New England Clean Power Link clears regulatory hurdle


Backers of a proposed 1,000 megawatt (MW) underground and underwater transmission line from eastern Canada to power markets in the U.S. cleared a key regulatory hurdle after the U.S. Department of Energy (DOE) issued a presidential permit authorizing construction of the project.

Transmission Developers Inc. (TDI), owned by Blackstone Portfolio, announced it had received the permit last week for the 154-mile, $1.2 billion power line, called the New England Clean Power Link.  The line will connect Hydro Quebec’s hydro and wind resources to load centers in the United States, including in Vermont and Massachusetts.

“This interconnection is a vital link that will unleash low-carbon, cost-effective electricity from Canada for the benefit of New England, replacing fossil fuel generators and lowering energy prices,” said TDI CEO Donald Jessom in a statement.  Jessom said construction could start in late June 2017 or early 2018.

In addition to the presidential permit, the project recently secured regulatory authorization by ISO-New England (ISO-NE), the region’s grid operator, who approved the project’s application.  By receiving ISO-NE’s blessing, the New England Clean Power Link has demonstrated it can reliably connect to  the region’s electrical grid.

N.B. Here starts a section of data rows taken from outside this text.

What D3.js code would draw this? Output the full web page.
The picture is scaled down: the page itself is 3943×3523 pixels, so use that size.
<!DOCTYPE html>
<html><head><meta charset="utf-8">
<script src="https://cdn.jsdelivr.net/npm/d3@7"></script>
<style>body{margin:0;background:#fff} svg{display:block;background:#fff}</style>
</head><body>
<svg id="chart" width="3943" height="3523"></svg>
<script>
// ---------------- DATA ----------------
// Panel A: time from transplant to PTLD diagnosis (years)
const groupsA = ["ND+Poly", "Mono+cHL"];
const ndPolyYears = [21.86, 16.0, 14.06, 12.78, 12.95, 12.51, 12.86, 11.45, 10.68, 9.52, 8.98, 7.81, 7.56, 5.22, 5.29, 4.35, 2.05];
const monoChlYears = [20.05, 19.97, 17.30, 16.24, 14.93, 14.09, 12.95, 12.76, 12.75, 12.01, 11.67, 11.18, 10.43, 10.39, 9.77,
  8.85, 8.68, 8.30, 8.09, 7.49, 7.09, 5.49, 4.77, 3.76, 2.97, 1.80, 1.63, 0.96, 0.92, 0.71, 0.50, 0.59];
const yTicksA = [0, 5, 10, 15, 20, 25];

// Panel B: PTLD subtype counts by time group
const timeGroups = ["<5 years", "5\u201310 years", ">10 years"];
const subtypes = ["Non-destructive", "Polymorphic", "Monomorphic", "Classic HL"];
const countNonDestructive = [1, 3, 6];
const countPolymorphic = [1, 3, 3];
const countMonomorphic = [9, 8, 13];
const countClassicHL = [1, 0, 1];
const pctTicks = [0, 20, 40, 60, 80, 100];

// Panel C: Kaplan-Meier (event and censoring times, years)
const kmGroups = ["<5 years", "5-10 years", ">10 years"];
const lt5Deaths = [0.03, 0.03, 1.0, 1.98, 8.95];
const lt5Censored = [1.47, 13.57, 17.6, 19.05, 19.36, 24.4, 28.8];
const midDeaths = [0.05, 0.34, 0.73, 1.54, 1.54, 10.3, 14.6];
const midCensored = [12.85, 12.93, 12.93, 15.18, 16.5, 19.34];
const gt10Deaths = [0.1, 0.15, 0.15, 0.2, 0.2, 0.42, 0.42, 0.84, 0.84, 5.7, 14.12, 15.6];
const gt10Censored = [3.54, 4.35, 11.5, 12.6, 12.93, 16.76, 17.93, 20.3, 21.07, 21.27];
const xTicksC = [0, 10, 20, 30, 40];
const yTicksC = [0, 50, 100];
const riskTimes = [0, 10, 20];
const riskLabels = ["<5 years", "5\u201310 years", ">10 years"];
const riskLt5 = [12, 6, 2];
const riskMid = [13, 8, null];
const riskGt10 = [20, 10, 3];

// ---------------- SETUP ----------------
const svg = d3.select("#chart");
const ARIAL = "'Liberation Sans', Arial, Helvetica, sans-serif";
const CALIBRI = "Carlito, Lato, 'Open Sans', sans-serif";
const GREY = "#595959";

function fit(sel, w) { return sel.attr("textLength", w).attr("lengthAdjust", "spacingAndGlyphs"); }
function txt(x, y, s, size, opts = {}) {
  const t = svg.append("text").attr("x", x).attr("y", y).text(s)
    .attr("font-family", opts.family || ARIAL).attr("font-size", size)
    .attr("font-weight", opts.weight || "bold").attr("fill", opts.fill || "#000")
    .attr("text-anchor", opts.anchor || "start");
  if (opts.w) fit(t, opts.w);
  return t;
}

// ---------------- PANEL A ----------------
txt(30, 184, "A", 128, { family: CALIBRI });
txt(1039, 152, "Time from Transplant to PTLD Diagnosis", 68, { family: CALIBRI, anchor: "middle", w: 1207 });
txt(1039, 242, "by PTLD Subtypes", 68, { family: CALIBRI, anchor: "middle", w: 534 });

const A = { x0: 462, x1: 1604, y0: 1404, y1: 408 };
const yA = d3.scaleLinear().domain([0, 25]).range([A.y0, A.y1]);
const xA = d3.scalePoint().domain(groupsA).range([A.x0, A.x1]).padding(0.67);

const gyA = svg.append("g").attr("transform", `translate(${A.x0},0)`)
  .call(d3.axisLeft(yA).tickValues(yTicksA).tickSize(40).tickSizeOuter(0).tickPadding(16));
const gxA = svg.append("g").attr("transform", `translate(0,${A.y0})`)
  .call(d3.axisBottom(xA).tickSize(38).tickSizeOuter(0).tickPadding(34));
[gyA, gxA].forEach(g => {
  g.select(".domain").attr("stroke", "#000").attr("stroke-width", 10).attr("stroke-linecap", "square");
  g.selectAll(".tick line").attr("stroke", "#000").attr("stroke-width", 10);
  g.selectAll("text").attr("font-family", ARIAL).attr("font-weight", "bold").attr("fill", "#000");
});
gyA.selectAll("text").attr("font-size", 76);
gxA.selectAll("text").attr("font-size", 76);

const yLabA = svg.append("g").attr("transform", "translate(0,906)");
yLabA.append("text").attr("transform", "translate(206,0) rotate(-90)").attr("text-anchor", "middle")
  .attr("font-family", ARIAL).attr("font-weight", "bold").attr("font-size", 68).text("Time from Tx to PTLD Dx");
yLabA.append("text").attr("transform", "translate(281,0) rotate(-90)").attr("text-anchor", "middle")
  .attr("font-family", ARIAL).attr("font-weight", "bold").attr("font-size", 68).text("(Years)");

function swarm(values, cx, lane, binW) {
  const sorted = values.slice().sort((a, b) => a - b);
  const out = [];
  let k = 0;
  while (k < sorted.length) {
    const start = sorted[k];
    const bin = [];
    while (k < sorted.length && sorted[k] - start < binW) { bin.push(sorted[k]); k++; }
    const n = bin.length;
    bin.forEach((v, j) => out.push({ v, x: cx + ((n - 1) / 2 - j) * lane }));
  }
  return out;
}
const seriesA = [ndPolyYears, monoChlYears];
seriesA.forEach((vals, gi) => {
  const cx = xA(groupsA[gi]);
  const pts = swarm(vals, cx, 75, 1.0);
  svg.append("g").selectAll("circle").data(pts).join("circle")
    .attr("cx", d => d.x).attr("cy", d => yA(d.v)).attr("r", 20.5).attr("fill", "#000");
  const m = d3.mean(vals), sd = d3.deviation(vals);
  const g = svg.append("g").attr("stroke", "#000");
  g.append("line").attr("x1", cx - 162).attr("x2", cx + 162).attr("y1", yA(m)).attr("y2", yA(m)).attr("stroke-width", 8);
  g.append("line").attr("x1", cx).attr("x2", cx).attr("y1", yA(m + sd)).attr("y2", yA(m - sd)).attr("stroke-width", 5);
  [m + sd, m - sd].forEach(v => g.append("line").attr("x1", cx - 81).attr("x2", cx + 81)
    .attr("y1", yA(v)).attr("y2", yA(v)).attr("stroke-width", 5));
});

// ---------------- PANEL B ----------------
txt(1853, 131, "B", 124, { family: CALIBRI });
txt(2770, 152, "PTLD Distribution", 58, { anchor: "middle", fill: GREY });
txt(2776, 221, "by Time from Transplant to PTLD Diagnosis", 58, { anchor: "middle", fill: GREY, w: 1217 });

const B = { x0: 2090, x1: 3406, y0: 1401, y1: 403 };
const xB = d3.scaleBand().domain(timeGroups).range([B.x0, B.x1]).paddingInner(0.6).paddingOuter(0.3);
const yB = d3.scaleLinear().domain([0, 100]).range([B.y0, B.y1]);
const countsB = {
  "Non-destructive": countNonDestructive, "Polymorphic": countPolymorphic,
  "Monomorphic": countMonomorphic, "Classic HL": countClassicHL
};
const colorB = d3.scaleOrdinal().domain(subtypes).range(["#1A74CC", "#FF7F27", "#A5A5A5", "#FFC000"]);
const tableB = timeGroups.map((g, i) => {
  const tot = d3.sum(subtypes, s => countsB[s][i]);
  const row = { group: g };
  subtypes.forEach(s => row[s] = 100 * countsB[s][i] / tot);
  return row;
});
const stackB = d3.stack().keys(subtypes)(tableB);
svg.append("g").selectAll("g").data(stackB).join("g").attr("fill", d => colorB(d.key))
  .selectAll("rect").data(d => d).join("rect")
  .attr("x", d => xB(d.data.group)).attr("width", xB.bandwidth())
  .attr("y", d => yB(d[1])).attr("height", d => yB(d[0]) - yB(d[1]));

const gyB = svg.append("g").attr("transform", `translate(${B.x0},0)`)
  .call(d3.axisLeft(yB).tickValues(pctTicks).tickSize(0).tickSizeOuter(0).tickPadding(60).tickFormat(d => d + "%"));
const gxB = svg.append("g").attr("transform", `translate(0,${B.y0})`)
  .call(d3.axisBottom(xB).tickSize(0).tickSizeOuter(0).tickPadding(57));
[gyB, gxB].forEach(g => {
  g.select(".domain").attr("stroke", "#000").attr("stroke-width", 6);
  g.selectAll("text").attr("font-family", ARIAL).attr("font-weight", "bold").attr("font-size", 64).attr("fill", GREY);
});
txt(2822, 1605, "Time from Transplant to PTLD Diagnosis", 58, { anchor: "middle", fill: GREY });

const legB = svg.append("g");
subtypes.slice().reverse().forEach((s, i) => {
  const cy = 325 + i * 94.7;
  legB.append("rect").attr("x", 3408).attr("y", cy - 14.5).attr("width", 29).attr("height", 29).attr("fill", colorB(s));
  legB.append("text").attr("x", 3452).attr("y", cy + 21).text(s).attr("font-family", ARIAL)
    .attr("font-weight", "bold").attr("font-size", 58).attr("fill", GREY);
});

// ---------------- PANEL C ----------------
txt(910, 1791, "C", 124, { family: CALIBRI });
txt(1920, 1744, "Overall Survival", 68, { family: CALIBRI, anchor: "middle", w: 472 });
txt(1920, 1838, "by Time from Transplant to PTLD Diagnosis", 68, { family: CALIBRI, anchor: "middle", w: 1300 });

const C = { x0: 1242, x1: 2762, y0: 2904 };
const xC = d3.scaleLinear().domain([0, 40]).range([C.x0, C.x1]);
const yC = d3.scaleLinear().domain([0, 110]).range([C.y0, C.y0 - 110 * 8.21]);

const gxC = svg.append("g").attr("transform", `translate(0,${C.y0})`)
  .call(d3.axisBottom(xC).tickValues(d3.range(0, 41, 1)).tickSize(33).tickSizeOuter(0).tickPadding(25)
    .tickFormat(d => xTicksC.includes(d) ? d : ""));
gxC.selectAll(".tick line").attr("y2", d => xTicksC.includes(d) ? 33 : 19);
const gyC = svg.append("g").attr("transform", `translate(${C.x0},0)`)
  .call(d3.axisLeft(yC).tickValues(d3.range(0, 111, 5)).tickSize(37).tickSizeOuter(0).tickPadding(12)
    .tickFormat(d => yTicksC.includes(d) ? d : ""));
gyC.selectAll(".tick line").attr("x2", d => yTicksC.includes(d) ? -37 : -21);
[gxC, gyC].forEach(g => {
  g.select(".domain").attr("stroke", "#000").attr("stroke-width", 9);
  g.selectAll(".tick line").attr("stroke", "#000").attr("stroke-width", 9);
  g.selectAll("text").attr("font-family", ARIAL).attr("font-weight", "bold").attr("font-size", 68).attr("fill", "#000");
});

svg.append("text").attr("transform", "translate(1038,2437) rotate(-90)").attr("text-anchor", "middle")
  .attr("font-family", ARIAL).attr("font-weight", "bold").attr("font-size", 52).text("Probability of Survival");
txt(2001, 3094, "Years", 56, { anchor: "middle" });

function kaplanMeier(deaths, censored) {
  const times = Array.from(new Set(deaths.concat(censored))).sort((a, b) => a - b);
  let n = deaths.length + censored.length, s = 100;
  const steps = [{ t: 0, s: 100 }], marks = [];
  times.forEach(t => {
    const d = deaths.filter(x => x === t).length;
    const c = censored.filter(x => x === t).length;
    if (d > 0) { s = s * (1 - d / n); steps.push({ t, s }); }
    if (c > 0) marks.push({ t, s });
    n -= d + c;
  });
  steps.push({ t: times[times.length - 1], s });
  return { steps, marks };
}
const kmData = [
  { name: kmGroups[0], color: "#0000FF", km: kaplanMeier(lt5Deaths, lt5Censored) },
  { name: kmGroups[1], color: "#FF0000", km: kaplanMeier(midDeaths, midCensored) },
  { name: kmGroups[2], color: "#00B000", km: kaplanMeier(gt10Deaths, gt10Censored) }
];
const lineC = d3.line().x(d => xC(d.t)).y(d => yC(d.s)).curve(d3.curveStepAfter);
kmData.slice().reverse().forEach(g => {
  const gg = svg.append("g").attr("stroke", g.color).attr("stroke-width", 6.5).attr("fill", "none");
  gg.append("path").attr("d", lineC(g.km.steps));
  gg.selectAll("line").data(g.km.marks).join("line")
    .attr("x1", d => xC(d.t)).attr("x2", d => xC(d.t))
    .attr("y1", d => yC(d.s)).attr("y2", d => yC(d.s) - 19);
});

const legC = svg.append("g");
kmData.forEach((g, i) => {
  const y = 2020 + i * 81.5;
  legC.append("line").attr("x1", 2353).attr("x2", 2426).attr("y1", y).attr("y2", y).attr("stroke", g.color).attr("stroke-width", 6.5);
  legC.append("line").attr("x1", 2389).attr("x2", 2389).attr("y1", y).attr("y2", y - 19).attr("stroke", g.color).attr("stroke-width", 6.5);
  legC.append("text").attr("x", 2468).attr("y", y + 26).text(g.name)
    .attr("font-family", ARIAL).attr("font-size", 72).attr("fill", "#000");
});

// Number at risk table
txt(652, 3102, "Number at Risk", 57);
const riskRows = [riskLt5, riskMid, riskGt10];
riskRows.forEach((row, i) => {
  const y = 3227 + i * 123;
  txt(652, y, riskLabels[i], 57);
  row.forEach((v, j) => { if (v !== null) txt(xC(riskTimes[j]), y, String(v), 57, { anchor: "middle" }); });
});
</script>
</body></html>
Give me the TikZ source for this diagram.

The DOE issued the presidential permit after receiving concurring opinions by the U.S. Departments of State and Defense, which includes the U.S. Army Corp of Engineers, the U.S. Fish and Wildlife Service, the U.S. Coast Guard and the U.S. Environmental Protection Agency.

The power line would run north to south under Lake Champlain, which sits between northern New York State and Vermont on the U.S.-Canadian border.  Jessom said the line would sit on the lake bottom where the lake is deepest, and then be buried underneath the bottom where the water is shallower in order to avoid impacting boat anchors and fishing lines.  It would then come ashore in Benson, Vermont, and be buried for another 55 miles southeast toward Cavendish, where it will connect with the Coolidge substation.

The project has the backing of key lawmakers and officials in the region, including Vermont Gov. Peter Shumlin, who has been a key champion of the project.

“The New England Clean Power Link is a well-designed, innovative transmission project that the Green Mountain State looks forward to hosting. The project will help reduce carbon emissions in our region, provide ratepayer benefits for Vermont, and will fund important Vermont-based programs, including support for our Clean Energy Development Fund and the cleanup of Lake Champlain.”